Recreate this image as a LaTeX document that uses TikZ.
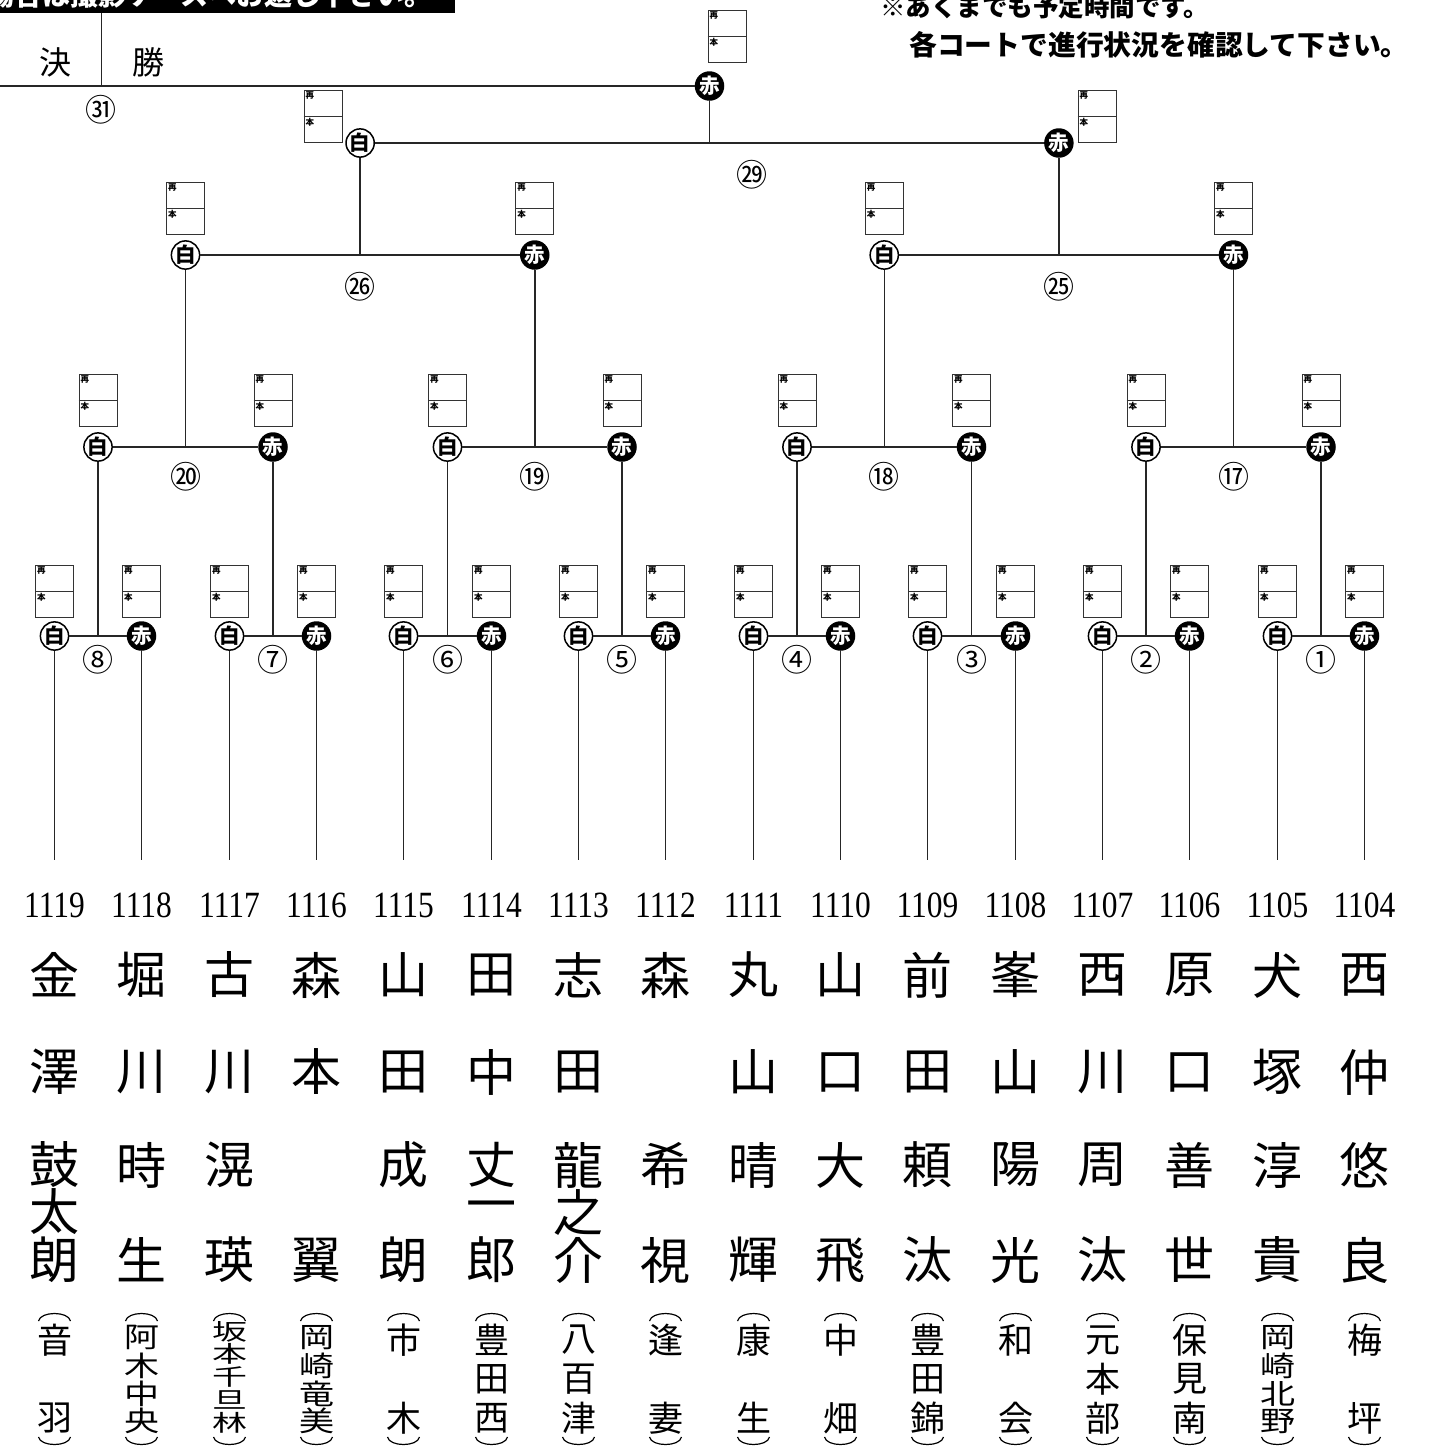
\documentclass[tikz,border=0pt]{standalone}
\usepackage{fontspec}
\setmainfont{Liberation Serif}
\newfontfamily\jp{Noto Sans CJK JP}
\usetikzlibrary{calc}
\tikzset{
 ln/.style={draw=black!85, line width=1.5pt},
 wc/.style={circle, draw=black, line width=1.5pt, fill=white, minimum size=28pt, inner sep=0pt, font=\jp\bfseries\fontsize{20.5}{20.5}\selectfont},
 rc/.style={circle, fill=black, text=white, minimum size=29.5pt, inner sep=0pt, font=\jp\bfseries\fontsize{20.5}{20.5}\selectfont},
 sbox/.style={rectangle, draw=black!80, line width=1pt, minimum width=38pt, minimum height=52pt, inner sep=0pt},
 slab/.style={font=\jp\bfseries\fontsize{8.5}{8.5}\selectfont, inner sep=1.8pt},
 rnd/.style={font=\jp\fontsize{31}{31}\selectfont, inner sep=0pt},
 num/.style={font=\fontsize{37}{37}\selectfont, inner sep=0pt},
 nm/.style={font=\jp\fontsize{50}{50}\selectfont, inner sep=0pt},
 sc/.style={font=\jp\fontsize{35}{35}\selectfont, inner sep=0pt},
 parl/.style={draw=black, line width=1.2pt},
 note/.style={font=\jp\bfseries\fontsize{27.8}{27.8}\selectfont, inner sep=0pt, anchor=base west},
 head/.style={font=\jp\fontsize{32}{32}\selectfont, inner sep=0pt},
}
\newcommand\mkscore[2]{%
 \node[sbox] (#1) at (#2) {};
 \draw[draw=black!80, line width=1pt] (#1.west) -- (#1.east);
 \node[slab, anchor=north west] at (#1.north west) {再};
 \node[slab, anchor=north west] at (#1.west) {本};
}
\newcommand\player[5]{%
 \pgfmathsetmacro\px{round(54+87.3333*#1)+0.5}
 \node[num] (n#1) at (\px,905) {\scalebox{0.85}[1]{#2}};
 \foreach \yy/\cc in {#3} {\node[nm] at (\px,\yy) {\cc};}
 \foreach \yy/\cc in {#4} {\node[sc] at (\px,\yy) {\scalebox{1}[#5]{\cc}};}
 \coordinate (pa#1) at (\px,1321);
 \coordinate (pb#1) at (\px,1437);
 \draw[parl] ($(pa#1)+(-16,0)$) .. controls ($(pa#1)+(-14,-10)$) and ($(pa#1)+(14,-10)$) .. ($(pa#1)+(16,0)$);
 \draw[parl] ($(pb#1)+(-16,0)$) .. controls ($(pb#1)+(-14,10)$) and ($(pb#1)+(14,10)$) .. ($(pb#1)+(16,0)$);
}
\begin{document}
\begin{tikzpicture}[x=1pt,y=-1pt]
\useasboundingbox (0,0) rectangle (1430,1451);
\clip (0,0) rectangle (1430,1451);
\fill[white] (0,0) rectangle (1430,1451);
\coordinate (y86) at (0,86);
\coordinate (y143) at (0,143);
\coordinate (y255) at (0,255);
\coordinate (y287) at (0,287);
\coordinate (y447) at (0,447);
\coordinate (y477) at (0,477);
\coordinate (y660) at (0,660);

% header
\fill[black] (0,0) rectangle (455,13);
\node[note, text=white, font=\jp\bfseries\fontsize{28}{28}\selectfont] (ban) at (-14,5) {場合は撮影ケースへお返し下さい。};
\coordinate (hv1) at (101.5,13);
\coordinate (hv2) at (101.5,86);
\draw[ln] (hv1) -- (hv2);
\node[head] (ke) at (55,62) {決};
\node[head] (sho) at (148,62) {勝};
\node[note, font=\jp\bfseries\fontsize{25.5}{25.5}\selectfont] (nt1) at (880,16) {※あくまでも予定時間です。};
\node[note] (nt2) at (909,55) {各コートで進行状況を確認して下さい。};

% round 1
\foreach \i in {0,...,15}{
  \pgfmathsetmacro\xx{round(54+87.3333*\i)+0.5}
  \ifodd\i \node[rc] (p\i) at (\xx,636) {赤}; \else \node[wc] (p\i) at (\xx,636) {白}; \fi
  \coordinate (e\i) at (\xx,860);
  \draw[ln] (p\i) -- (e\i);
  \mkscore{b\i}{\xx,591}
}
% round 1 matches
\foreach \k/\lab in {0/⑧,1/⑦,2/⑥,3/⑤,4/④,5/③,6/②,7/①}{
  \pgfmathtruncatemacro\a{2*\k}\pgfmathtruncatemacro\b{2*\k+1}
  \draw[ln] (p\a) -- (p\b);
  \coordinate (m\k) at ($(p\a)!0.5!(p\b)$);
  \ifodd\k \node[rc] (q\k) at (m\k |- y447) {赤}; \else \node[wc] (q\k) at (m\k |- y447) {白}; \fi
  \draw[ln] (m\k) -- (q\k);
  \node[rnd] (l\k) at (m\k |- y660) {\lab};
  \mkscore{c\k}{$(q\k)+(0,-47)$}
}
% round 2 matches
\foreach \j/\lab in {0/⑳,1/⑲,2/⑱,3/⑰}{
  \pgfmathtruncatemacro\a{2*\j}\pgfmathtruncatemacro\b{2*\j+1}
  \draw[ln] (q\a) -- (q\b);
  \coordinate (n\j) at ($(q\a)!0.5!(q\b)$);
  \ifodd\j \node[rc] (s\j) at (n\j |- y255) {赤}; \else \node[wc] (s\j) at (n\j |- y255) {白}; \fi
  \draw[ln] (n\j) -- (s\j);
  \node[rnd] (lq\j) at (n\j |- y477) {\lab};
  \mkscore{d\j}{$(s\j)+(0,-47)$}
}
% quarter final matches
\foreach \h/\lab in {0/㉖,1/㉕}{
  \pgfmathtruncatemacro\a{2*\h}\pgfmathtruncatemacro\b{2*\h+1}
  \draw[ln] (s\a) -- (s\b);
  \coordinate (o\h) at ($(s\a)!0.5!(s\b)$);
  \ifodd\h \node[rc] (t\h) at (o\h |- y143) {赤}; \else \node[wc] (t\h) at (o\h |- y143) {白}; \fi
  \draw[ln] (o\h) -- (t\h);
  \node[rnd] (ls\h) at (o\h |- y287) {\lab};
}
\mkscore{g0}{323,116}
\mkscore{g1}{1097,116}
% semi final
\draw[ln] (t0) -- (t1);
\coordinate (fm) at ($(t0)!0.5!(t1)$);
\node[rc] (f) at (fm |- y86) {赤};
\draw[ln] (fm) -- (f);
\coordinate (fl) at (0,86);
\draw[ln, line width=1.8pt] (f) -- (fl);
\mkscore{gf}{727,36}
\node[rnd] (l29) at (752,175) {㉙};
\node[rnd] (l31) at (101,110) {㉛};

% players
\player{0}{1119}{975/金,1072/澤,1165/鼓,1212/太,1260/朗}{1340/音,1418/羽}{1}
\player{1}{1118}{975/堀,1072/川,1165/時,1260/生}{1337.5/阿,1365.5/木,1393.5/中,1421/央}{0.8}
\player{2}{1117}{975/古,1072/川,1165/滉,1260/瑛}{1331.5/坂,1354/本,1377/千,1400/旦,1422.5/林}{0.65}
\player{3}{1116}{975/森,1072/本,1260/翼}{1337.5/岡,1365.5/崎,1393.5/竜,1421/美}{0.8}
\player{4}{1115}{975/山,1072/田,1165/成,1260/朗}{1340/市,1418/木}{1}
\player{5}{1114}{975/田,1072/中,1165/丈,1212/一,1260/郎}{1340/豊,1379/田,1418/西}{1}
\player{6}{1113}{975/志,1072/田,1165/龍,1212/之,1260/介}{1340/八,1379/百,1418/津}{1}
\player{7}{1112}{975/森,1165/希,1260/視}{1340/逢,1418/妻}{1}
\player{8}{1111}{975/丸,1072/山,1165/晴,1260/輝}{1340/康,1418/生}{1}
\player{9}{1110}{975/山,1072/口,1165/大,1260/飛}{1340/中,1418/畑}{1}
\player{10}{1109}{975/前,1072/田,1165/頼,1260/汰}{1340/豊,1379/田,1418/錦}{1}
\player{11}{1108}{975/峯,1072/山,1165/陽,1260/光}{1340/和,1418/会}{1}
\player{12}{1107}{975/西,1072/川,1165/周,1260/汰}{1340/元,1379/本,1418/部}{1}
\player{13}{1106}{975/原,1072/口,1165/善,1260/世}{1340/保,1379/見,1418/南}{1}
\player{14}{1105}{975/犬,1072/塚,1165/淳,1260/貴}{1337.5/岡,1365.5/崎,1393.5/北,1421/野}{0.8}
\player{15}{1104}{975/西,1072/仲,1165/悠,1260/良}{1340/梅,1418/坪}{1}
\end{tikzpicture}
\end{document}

* * *

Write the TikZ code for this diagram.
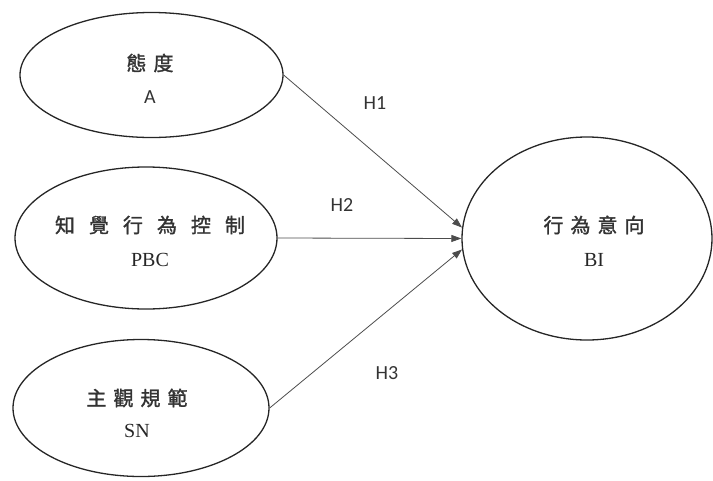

--

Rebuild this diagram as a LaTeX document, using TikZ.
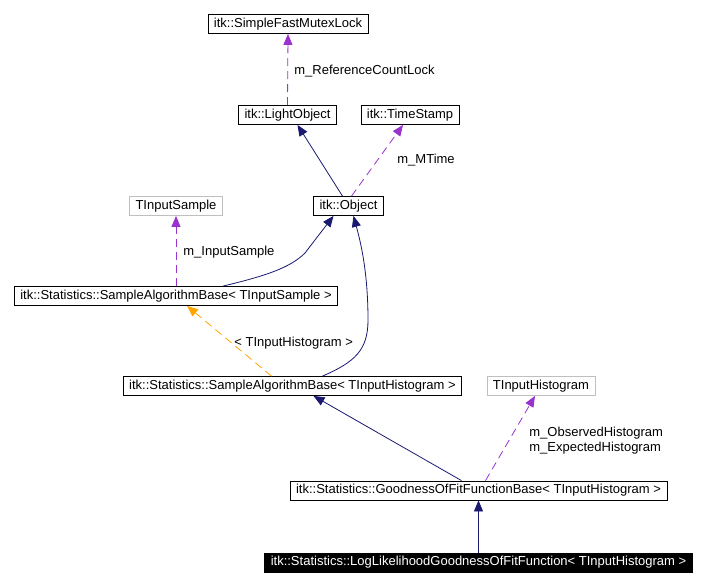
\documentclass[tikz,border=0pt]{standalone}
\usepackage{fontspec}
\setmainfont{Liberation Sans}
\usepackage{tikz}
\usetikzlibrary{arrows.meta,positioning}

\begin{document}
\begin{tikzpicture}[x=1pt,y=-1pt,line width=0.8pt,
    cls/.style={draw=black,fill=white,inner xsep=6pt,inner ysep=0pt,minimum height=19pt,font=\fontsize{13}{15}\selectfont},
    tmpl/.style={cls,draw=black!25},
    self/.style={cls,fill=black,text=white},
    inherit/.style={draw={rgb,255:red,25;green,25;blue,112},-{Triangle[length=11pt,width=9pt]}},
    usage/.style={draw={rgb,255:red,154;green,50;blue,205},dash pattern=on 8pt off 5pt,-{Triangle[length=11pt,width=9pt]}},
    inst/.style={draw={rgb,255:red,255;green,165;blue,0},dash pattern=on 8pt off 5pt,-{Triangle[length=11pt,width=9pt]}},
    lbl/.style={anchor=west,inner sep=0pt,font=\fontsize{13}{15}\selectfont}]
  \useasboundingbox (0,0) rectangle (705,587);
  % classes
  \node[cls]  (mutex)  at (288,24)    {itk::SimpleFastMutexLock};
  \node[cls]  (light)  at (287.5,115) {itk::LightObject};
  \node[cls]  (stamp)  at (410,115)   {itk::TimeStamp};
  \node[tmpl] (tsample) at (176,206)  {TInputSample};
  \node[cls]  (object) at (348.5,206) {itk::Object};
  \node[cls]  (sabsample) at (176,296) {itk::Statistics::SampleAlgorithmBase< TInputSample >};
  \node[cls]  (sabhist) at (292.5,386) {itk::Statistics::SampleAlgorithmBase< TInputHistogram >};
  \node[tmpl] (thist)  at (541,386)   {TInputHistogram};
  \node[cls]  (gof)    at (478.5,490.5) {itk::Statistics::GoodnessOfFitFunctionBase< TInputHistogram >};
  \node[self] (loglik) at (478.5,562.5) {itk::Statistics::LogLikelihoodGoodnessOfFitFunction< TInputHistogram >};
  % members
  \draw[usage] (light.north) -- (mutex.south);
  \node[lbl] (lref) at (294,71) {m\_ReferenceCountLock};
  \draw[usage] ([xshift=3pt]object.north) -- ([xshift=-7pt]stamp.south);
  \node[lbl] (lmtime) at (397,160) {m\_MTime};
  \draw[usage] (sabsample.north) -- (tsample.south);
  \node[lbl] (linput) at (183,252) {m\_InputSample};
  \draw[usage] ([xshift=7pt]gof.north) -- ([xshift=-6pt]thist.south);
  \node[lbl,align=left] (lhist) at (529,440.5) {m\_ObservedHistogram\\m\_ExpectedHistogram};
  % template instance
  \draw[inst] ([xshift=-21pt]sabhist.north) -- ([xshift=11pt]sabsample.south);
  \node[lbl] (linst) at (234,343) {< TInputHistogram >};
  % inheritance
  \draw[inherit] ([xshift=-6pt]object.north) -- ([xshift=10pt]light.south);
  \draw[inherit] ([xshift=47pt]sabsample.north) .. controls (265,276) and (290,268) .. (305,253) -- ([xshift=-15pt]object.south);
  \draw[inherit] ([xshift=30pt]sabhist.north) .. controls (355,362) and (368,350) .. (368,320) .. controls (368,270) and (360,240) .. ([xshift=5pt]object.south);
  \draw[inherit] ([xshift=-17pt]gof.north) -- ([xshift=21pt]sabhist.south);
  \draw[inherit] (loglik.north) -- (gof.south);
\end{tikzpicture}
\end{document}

• WORK TO COMPLETE: Copy out the lines that hold "LaTeX".

• RESPONSE TO THIS EXERCISE:
Recreate this image as a LaTeX document that uses TikZ.
Rebuild this diagram as a LaTeX document, using TikZ.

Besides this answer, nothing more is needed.